▶ Supplied material:
## begin
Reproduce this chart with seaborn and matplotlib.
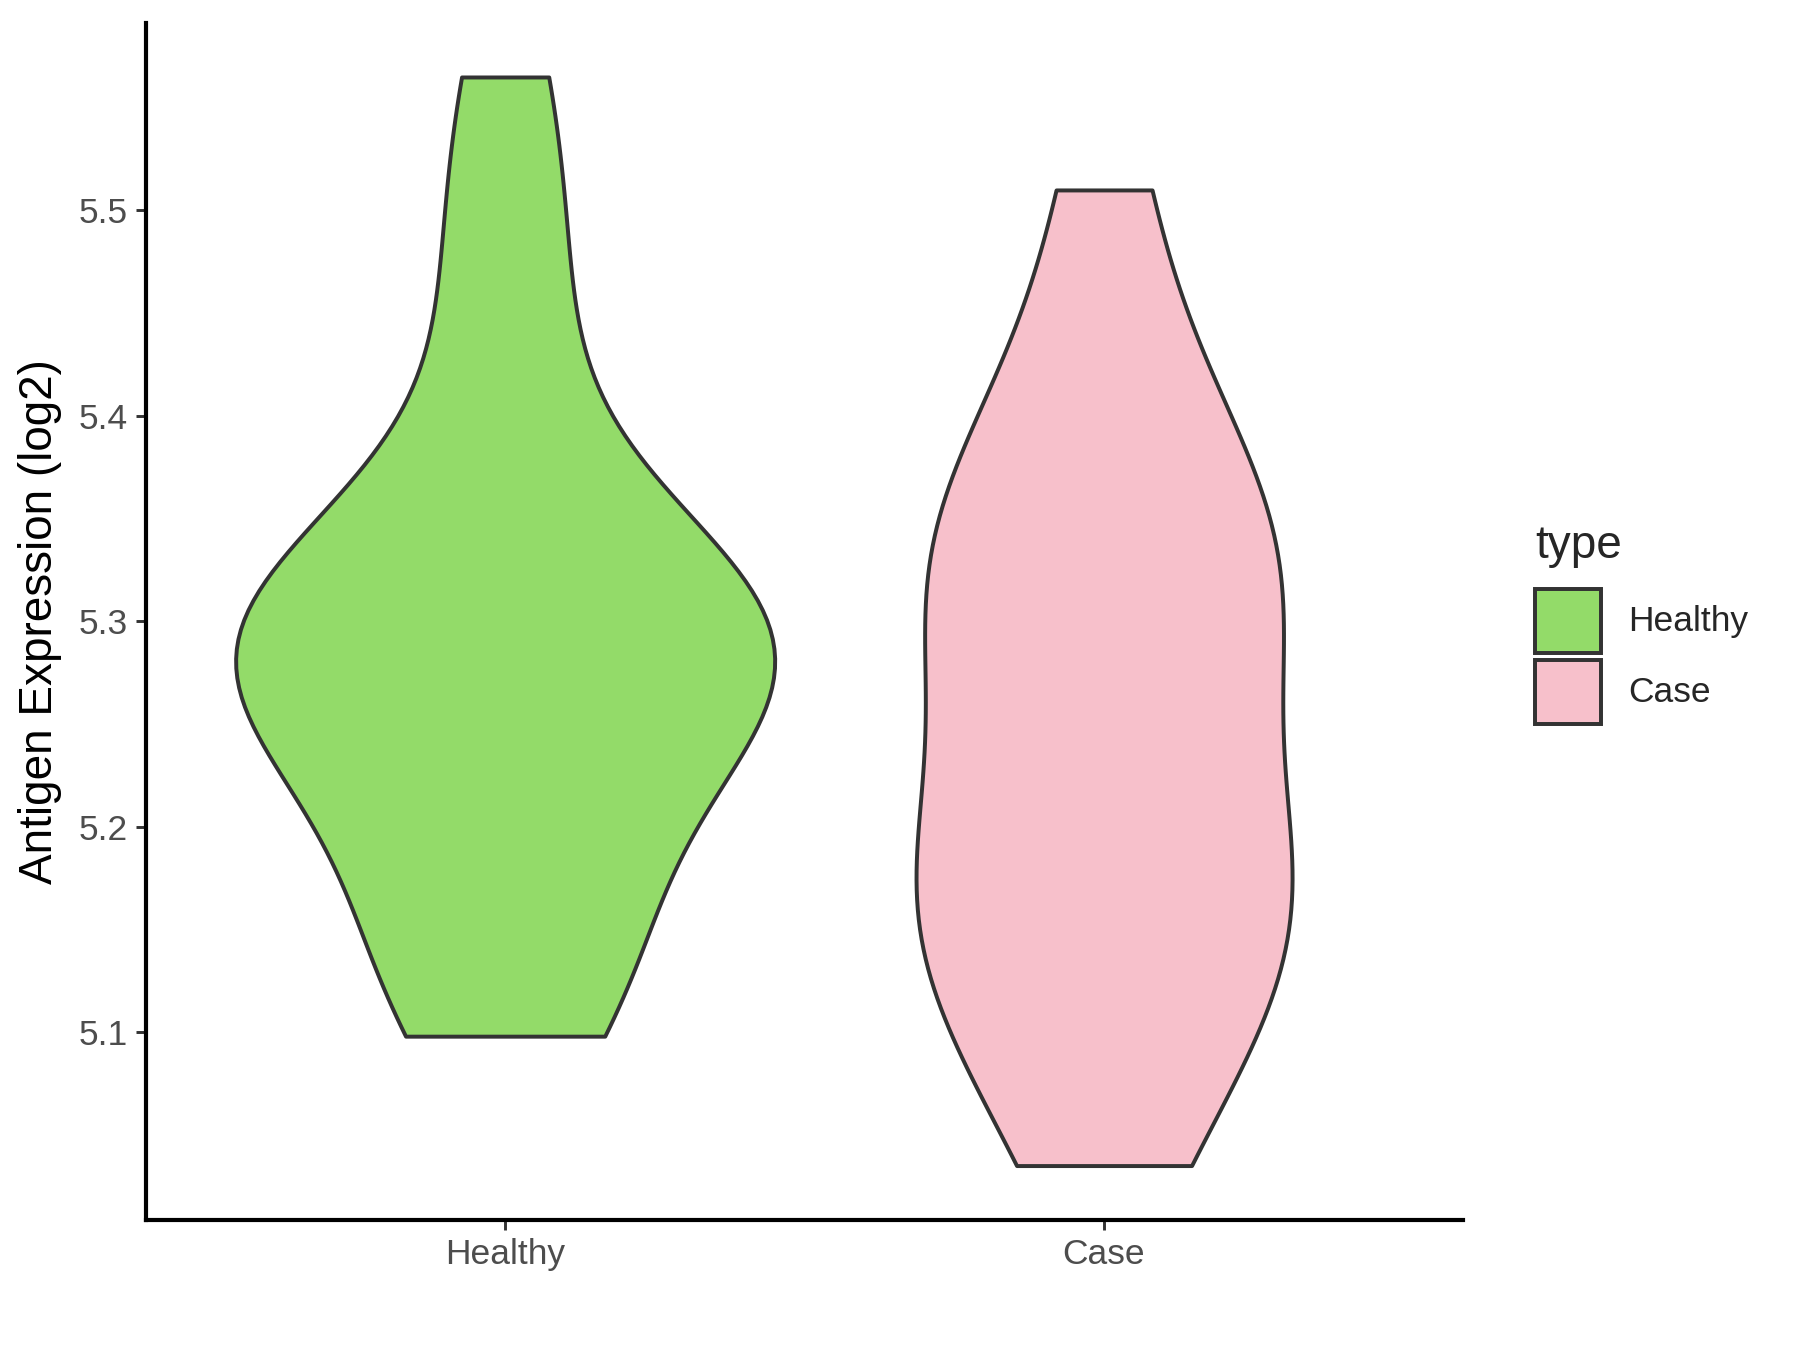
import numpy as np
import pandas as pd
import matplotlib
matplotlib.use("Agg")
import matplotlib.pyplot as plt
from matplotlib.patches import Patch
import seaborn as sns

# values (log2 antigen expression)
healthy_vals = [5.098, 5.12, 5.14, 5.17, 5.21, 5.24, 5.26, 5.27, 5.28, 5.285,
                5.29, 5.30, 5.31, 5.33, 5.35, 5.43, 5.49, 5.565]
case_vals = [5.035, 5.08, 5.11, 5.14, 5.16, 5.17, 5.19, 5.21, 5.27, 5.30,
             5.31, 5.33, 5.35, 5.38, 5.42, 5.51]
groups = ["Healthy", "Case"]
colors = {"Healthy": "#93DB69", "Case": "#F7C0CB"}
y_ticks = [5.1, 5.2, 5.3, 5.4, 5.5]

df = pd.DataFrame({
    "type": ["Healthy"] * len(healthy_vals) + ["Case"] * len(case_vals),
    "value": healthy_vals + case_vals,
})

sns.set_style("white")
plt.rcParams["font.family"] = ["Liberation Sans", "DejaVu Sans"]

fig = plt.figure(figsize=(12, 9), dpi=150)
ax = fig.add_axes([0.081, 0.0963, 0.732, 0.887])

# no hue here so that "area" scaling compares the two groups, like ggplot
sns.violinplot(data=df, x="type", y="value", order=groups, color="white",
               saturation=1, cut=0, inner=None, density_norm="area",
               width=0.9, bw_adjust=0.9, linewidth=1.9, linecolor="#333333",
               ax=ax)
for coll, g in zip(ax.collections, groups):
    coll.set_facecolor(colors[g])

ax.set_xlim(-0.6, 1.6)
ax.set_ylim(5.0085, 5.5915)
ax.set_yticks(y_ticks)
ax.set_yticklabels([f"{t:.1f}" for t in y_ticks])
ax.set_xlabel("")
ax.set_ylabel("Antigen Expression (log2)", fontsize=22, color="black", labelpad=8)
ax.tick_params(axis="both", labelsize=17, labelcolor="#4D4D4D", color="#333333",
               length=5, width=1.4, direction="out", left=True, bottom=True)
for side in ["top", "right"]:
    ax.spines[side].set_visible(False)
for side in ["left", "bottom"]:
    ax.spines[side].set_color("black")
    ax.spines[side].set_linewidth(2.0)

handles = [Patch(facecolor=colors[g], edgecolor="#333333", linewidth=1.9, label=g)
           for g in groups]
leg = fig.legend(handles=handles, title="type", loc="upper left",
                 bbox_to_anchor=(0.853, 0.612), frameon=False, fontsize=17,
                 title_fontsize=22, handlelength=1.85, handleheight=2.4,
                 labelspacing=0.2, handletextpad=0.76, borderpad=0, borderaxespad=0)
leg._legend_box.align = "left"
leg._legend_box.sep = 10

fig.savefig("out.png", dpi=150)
## end
▶ Written problem:
Write out every line of the data that holds the word "matplotlib".

▶ Solved problem:
Reproduce this chart with seaborn and matplotlib.
import matplotlib
matplotlib.use("Agg")
import matplotlib.pyplot as plt
from matplotlib.patches import Patch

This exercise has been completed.